En l’espace de six mois, dans sa maison en travaux, Flavien imagine ainsi la fin de sa trilogie. « Léviathan » parle d’un monstre. « Contre-Temps » explore la matière temps. Et « Dans cent ans » est centré sur l’avenir mais aussi sur les mystères. Une virée narrative et musicale qui lui permet de donner sa propre vision de la pop dans un format album qui lui sert de terrain d’exploration.
Un terrain sur lequel on peut aussi bien retrouver des titres de 2 minutes (Jericho) que des odyssées de 15 minutes (Dans cent ans), des morceaux répétitifs qui s’accélèrent (Berzingue), des expérimentations synthétiques en mode vaisseau spatial (666666), des tubes tout doux (D’ici là, Feux Follets) et des objets non identifiés à ce jour (Soleilles, Étude sur voix mmxxii).
Sur « Dans cent ans », Flavien Berger prend le temps d’installer une ambiance (on est au calme à la maison à moitié endormi sur le point de sombrer et de rêver) et de placer l’auditeur dans un siège. Le film est sur le point de commencer, les lumières se tamisent. Et D’ici là marque le décollage avec un morceau qui semble parler d’une rencontre imaginaire.
Berzingue (un mot d’argot pour signifier la vitesse) matérialise ce décollage. C’est brinquebalant, ça fait cling cling cling (40 fois), mais une fois passé cette étape, le voyage sera plus tranquille. Jericho est apaisant, comme si on faisait l’étoile de mer dans un océan de nuage et Soleilles, d’une délicatesse rare en musique, ne laisse aucun doute : Flavien Berger est serein. Pied-de-Biche, inspiré par cet outil qu’il a récemment découvert en retapant sa baraque, s’incruste dans l’album, comme si tout était normal. Flavien Berger :
« C’est une chanson qui fait état de ma joie à découvrir un objet. Comme j’ai pu être très heureux de découvrir la fête foraine. C’est aussi simple que ça. Un pied-de-biche, quand on l’utilise, c’est super. C’est un outil qui me fascine. C'est un outil que j’ai vu ma mère utiliser et que j’ai pu trouver puissant dans l’art contemporain ».

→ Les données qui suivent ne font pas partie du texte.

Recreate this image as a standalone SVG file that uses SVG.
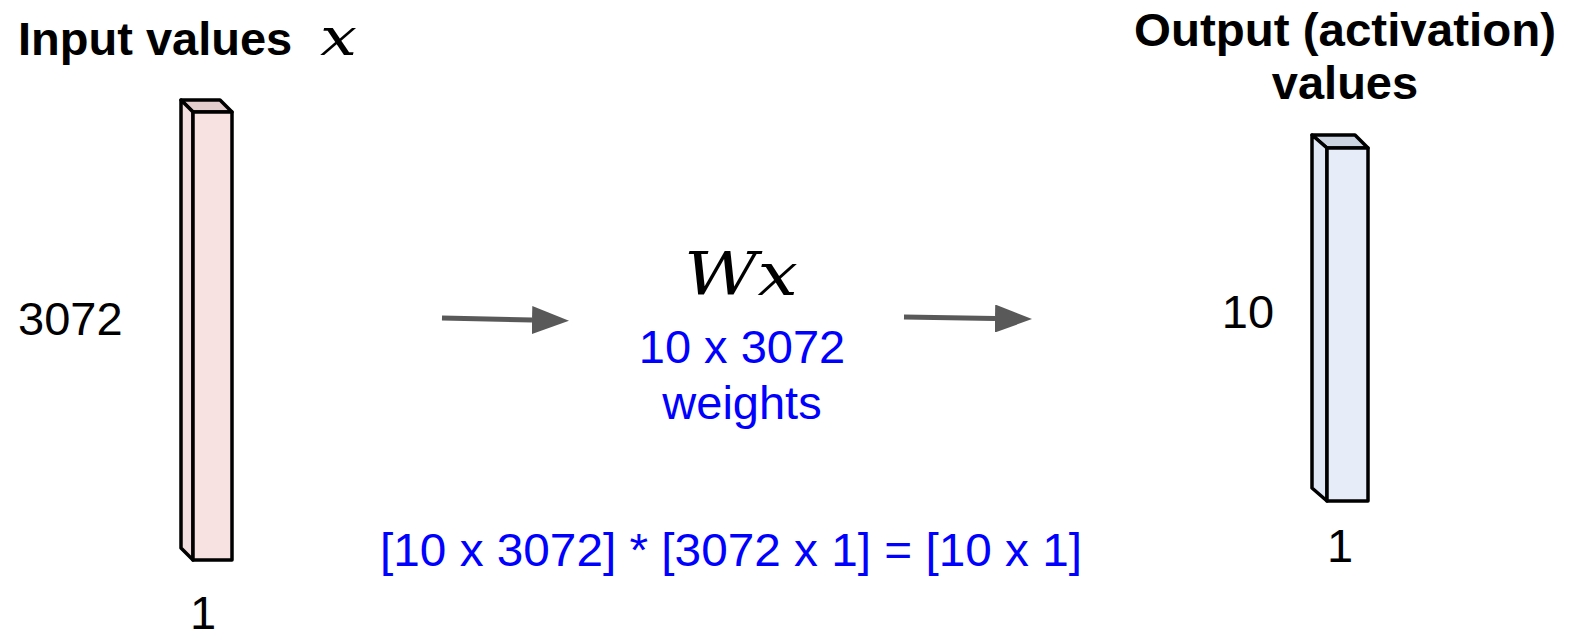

Au moment d’arriver à Dans cent ans, la pièce maîtresse de 15 minutes de ce disque, le Français a déjà réussi son coup. Il a déjà gagné.
Le Français prend donc un risque : celui de perdre son audience, et de perdre ce qui pour l’instant fait la réussite de cet album, à savoir un équilibre dans la voix, dans les harmonies, dans les intentions, dans les mots choisis, dans la forme des chansons. Au final, cette longue composition aux airs médiévaux qui commence doucement, s’accélère, prend des chemins de traverse puis redescend fait office d’un énorme interlude. Comme si elle marquait la fin d’un chapitre. Mais pourquoi l’avoir placée ici et non à la fin pour clôturer l’album ? Surtout que les dernières paroles de ce titre, comme pour marquer un point final, sont : « Lévianthan, Contre-Temps, Dans cent ans. ».
Car après, le Français repart de plus belle, avec Feux Follets, le single de l’album. Un morceau nonchalant qui montre aussi l’évolution musicale de Flavien Berger, lui l’ancien fan de Suicide et Kraftwerk, qui réussit ici comme les Daft Punk sur « Random Access Memories » à sublimer la musique électronique pour l’élever dans une sphère supérieure. Pour la faire jouer dans la cour des très grands, aux côtés des artisans de la pop, ceux qui sont parvenus à créer des ponts tellement solides entre les styles qu’ils ont fini par inventer le son de leur époque. Si les deux derniers morceaux de l’album sont dispensables — on lui pardonne — Flavien Berger termine ici sa trilogie comme un marathonien une course, à petite foulée, dans le bon tempo et sûr de lui. Avec en prime, une sacrée longueur d’avance sur la concurrence.